In the summer of 2016, IIED re-designed its Publications Library, investing in mobile responsive development. Over the following 12 months IIED saw big increases in website traffic from mobile devices in four of the countries where we undertook this research. For example, after our site update visits from Tanzania increased by 53%. We have also seen a 50% increase in publication downloads globally among key audiences.
We know that people use mobile devices differently from desktop machines, developing more intimate relationships with them in all aspects of their lives. People are becoming more dependent on them, wanting to be able to get everything from them, rather than chop and change between different devices.
A smartphone can also give users almost instant access to audio, video, and social networks and private communities to share information. With over 2.95 billion active mobile social media users globally in January 2017, the opportunities for IIED to create social media content via these networks, as well as one-to-one via our experts, are endless.

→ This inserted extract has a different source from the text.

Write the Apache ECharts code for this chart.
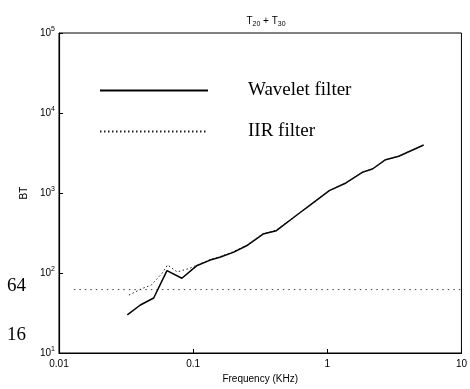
<!DOCTYPE html>
<html>
<head>
<meta charset="utf-8">
<script src="https://cdn.jsdelivr.net/npm/echarts@6/dist/echarts.min.js"></script>
<style>html,body{margin:0;padding:0;background:#fff}#c{width:470px;height:389px}</style>
</head>
<body>
<div id="c"></div>
<script>
// Data
var waveletFreq = [0.0323,0.0404,0.0508,0.0638,0.0824,0.106,0.134,0.158,0.199,0.250,0.332,0.417,0.621,0.736,1.035,1.377,1.825,2.17,2.72,3.41,5.23];
var waveletBT   = [29.9,39.8,48.7,107,85.9,123,145,157,181,219,307,338,562,694,1069,1334,1814,1995,2608,2876,3981];
var iirFreq = [0.0332,0.0371,0.0417,0.0489,0.0586,0.0645,0.076,0.095,0.134,0.158,0.199,0.250,0.332,0.417,0.621,0.736,1.035,1.377,1.825,2.17,2.72,3.41,5.23];
var iirBT   = [53,58,64,71,99,126,103,115,148,160,185,222,310,345,565,700,1075,1340,1820,2000,2620,2890,4000];
var levelFreq = [0.0129,10];
var levelBT = [62,62];
var xTickLabels = ['0.01','0.1','1','10'];
var yTickExponents = ['1','2','3','4','5'];
var seriesNames = ['Wavelet filter','IIR filter'];

function zip(a,b){return a.map(function(v,i){return [v,b[i]];});}

var chart = echarts.init(document.getElementById('c'));
var axisFont = 'Liberation Sans, Arial, sans-serif';
chart.setOption({
  animation:false,
  backgroundColor:'#fff',
  title:{
    text:'T{s|20} + T{s|30}',
    left:261, top:10, textAlign:'center',
    textStyle:{fontFamily:axisFont,fontSize:10,fontWeight:'normal',color:'#000',
      rich:{s:{fontSize:7,fontFamily:axisFont,padding:[6,0,0,0],color:'#000'}}}
  },
  legend:{
    orient:'vertical', left:99, top:80, padding:0,
    itemWidth:108, itemHeight:14, itemGap:20,
    data:seriesNames,
    itemStyle:{opacity:0},
    textStyle:{fontFamily:'Liberation Serif, Times New Roman, serif',fontSize:19,color:'#000',padding:[0,0,0,35],lineHeight:21}
  },
  grid:{left:59,right:6,top:33,bottom:35,show:true,borderColor:'#000',borderWidth:1},
  xAxis:{
    type:'log', logBase:10, min:0.01, max:10,
    name:'Frequency (KHz)', nameLocation:'middle', nameGap:21,
    nameTextStyle:{fontFamily:axisFont,fontSize:10,color:'#000'},
    axisLine:{lineStyle:{color:'#000',width:1.2}},
    axisTick:{inside:true,length:4,lineStyle:{color:'#000'}},
    axisLabel:{fontFamily:axisFont,fontSize:10,color:'#000',margin:6,
      formatter:function(v){var e=Math.round(Math.log10(v));return xTickLabels[e+2];}},
    splitLine:{show:false}
  },
  yAxis:{
    type:'log', logBase:10, min:10, max:100000,
    name:'BT', nameLocation:'middle', nameGap:27, nameRotate:90,
    nameTextStyle:{fontFamily:axisFont,fontSize:10,color:'#000'},
    axisLine:{lineStyle:{color:'#000',width:1.2}},
    axisTick:{inside:true,length:4,lineStyle:{color:'#000'}},
    axisLabel:{fontFamily:axisFont,fontSize:10,color:'#000',margin:4,
      formatter:function(v){var e=Math.round(Math.log10(v));return '10{s|'+yTickExponents[e-1]+'}';},
      rich:{s:{fontSize:7,fontFamily:axisFont,color:'#000',padding:[0,0,7,0]}}},
    splitLine:{show:false}
  },
  graphic:[
    {type:'text',left:7,top:277,style:{text:'64',font:'19px Liberation Serif, Times New Roman, serif',fill:'#000'}},
    {type:'text',left:7,top:326,style:{text:'16',font:'19px Liberation Serif, Times New Roman, serif',fill:'#000'}}
  ],
  series:[
    {name:seriesNames[0],type:'line',data:zip(waveletFreq,waveletBT),symbol:'none',
     lineStyle:{color:'#000',width:1.5},itemStyle:{color:'#000'},z:3},
    {name:seriesNames[1],type:'line',data:zip(iirFreq,iirBT),symbol:'none',
     lineStyle:{color:'#222',width:1,type:[1.5,2.5]},itemStyle:{color:'#222'},z:4},
    {name:'level',type:'line',data:zip(levelFreq,levelBT),symbol:'none',
     lineStyle:{color:'#444',width:1,type:[1.5,4]},z:2}
  ]
});
</script>
</body>
</html>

The future lies in the palm of your hand
All of this changes the way that IIED communicates research. We have learned of some in-country implications for mobile access such as the cost of internet access, freedom of information, broadband speed and gender gaps. But ultimately our goal is to design websites that are fully accessible and easy to use on any device: providing content that can be consumed effectively in the palm of your hand.
We will continue to explore offering HTML versions of PDF research reports, raising the profile of IIED’s experts on social media and research networks, thinking 'mobile first' where our audiences need it and creating more visual and audio content. This kind of digital development doesn’t hurt your desktop digital offering, it should improve it.
And it’s safe to make the assumption that people may be reading, watching or listening via their mobile phones or tablets, because that’s what the next billion people to access the internet will be using.